Although ultrasound is the gold standard for the diagnosis and surveillance of AAAs with high sensitivity and specificity, the frequency of ultrasound surveillance varies with aneurysm diameter. Furthermore, ultrasound is not recommended for patients with subaneurysmal aortic dilatation. Therefore, circulating biomarkers of inflammation, which reflect the aneurysmal size, can assist in the detection and prognosis of AAA.

A cross-sectional study was performed to analyze plasma Gal-3 and IL-6 levels as circulating biomarkers in both control patients (n = 195) and patients with AAA (n = 151). Plasma Gal-3 levels were significantly higher in patients with AAA than in control patients (96.9 ± 4.5L vs. 76.5 ± 1.9 ng/mL), and the levels of IL-6 were also higher in AAA samples than in healthy control samples (92.8 ± 5.2 pg/mL vs. 72.5 ± 3.0 pg/mL). The diagnostic performance of Gal-3 and IL-6 were evaluated using ROC analysis. The results were that Gal-3 levels predicted AAA presence (AUC=0.91) significantly more accurately than did IL-6 levels (AUC=0.72).

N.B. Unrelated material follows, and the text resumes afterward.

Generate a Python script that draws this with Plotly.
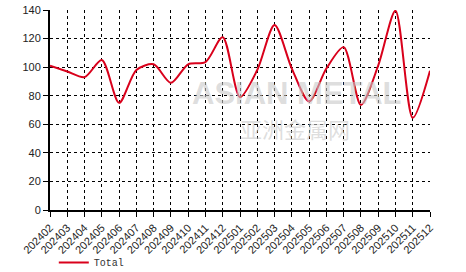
import plotly.graph_objects as go

months = ["202402","202403","202404","202405","202406","202407","202408","202409",
          "202410","202411","202412","202501","202502","202503","202504","202505",
          "202506","202507","202508","202509","202510","202511","202512"]
total = [101, 97, 93, 105, 75, 98, 102, 89, 102, 103.5, 121, 79, 98, 129.5, 99, 76,
         99, 114, 73.5, 101, 139.5, 64.5, 97.5]
y_ticks = [0, 20, 40, 60, 80, 100, 120, 140]

fig = go.Figure()
fig.add_trace(go.Scatter(
    x=months, y=total, mode="lines", name="Total",
    line=dict(color="#d9001b", width=2, shape="spline", smoothing=0.8),
))

# watermark
fig.add_annotation(x=0.65, y=0.585, xref="paper", yref="paper", text="<b>ASIAN METAL</b>",
                   showarrow=False, font=dict(size=31, color="rgba(200,200,200,0.6)", family="Arial"))
fig.add_annotation(x=0.645, y=0.32, xref="paper", yref="paper", text="亚洲金属网",
                   showarrow=False, font=dict(size=22, color="rgba(200,200,200,0.6)", family="Noto Sans CJK SC"))

fig.update_layout(
    width=466, height=272,
    margin=dict(l=50, r=36, t=10, b=62, autoexpand=False),
    paper_bgcolor="white", plot_bgcolor="white",
    showlegend=True,
    legend=dict(x=0.01, y=-0.19, xanchor="left", yanchor="top", orientation="h",
                font=dict(family="Liberation Mono", size=10, color="#333"),
                bgcolor="rgba(0,0,0,0)"),
    xaxis=dict(type="category", range=[0, len(months) - 1], automargin=False,
               showgrid=True, gridcolor="black", griddash="dot", gridwidth=1,
               showline=True, linecolor="black", linewidth=2,
               ticks="outside", ticklen=5, tickcolor="black",
               tickangle=-45, tickfont=dict(family="Liberation Sans", size=11, color="#222"),
               mirror=False, zeroline=False),
    yaxis=dict(range=[0, 140], tickvals=y_ticks, automargin=False,
               showgrid=True, gridcolor="black", griddash="dot", gridwidth=1,
               showline=True, linecolor="black", linewidth=2,
               ticks="outside", ticklen=5, tickcolor="black",
               tickfont=dict(family="Liberation Sans", size=11, color="#222"),
               zeroline=False),
)

fig.write_html("out.html")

Gal-3 is likely a chemotactic molecule for macrophages. Thus, its expression could be associated with various cardiovascular diseases. The increased risk of AAA observed in patients with higher Gal-3 levels may reflect the recruitment of inflammatory cells, including activated macrophages, in the arterial system and the subsequent secretion of Gal-3.

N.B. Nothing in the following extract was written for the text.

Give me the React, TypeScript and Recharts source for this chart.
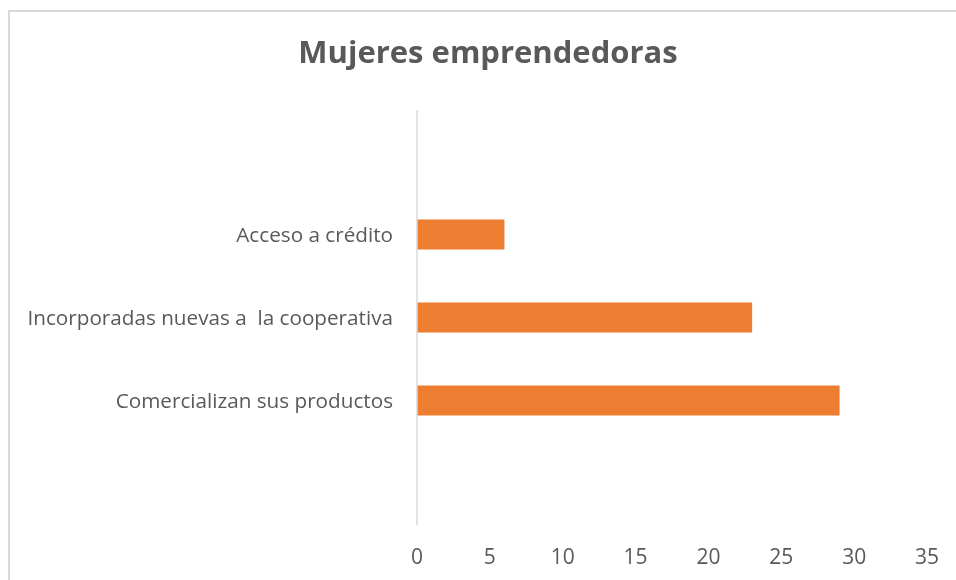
import React from "react";
import { BarChart, Bar, XAxis, YAxis } from "recharts";

const categories = ["", "Acceso a crédito", "Incorporadas nuevas a  la cooperativa", "Comercializan sus productos", " "];
const values = [null, 6, 23, 29, null];
const xTicks = [0, 5, 10, 15, 20, 25, 30, 35];
const title = "Mujeres emprendedoras";

const data = categories.map((name, i) => ({ name, value: values[i] }));

const FONT = "'Open Sans', Lato, sans-serif";
const TEXT = "#595959";

function CategoryTick(props: any) {
  const { x, y, payload } = props;
  return (
    <text
      x={x}
      y={y}
      dy="0.355em"
      textAnchor="end"
      fill={TEXT}
      style={{ fontFamily: FONT, fontSize: 20.7, whiteSpace: "pre" }}
    >
      {payload.value}
    </text>
  );
}

export default function App() {
  return (
    <div style={{ position: "relative", width: 940, height: 564 }}>
      <div
        style={{
          position: "fixed",
          left: 8,
          top: 10,
          width: 2000,
          height: 2000,
          borderLeft: "2px solid #d9d9d9",
          borderTop: "2px solid #d9d9d9",
        }}
      />
      <div style={{ position: "absolute", left: 0, top: 0 }}>
        <BarChart
          width={940}
          height={564}
          data={data}
          layout="vertical"
          margin={{ top: 102, right: 21, bottom: 7, left: 0 }}
          barCategoryGap="32%"
        >
          <text
            x={480}
            y={55}
            textAnchor="middle"
            fill={TEXT}
            style={{ fontFamily: FONT, fontSize: 31, fontWeight: 700 }}
          >
            {title}
          </text>
          <XAxis
            type="number"
            domain={[0, 35]}
            ticks={xTicks}
            axisLine={false}
            tickLine={false}
            tickMargin={18}
            height={40}
            tick={{ fill: TEXT, fontSize: 21, fontFamily: FONT }}
          />
          <YAxis
            type="category"
            dataKey="name"
            width={409}
            axisLine={{ stroke: "#d9d9d9", strokeWidth: 1.5 }}
            tickLine={false}
            tickMargin={18}
            interval={0}
            tick={<CategoryTick />}
          />
          <Bar dataKey="value" fill="#ED7D31" isAnimationActive={false} />
        </BarChart>
      </div>
    </div>
  );
}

A group from Tohoku Medical and Pharmaceutical University has reviewed 11 kinds of mammalian lectins responsible for pathogen recognition.
https://www.ncbi.nlm.nih.gov/pmc/articles/PMC8185196/

From this review, three C-type lectins were highlighted here for your information.
Many C-type lectins show selectivity toward mannose residues and this mannose binding is utilized for microbe sensing. One of the most studied examples is mannose-binding protein, MBP, which is known to activate the complement lectin pathway. Why does mannose recognition play this role in detecting non-self when mannose residues occur frequently in mammalian N-glycans, e.g., high-mannose glycan. The likely explanation is in the higher spatial density of mannose residues on bacteria relative to that of mammalian glycans. The C-type lectin domain has a Ca2+ ion coordinated with the OH3 and OH4 of the mannose. The affinity of 1:1 binding is weak with a dissociation constant of roughly 1 mM, however, the presentation of trimeric binding sites in MBP domains could interact with the multiple terminal mannose residues presented on microbes. The spacing between the mannose binding sites is around 50 Å, and is eminently suitable for binding packed terminal mannose residues with high affinity, but not single endogenous high mannose glycans. Langerin is also a C-type lectin with a coiled-coil region and a neck region in a trimeric structure, and has a distance of roughly 40 Å between binding sites. A trimeric oligosaccharide ligand with appropriate linker length for the 40 Å distance between each binding site has been reported for Langerin, with 1,000-fold higher affinity over the monomeric ligand.

As for Dectin-2, the binding site accommodates internally positioned Manα1-2Man of mannans and other polysaccharides, whereas other C-type lectins like DC-SIGN and langerin bind only terminal Manα1-2Man structures. Recognition of internal mannose residue is advantageous in that multiple binding sites are presented toward lectin receptor. Dectin-2 is thus suitable for binding to longer mannan polysaccharides.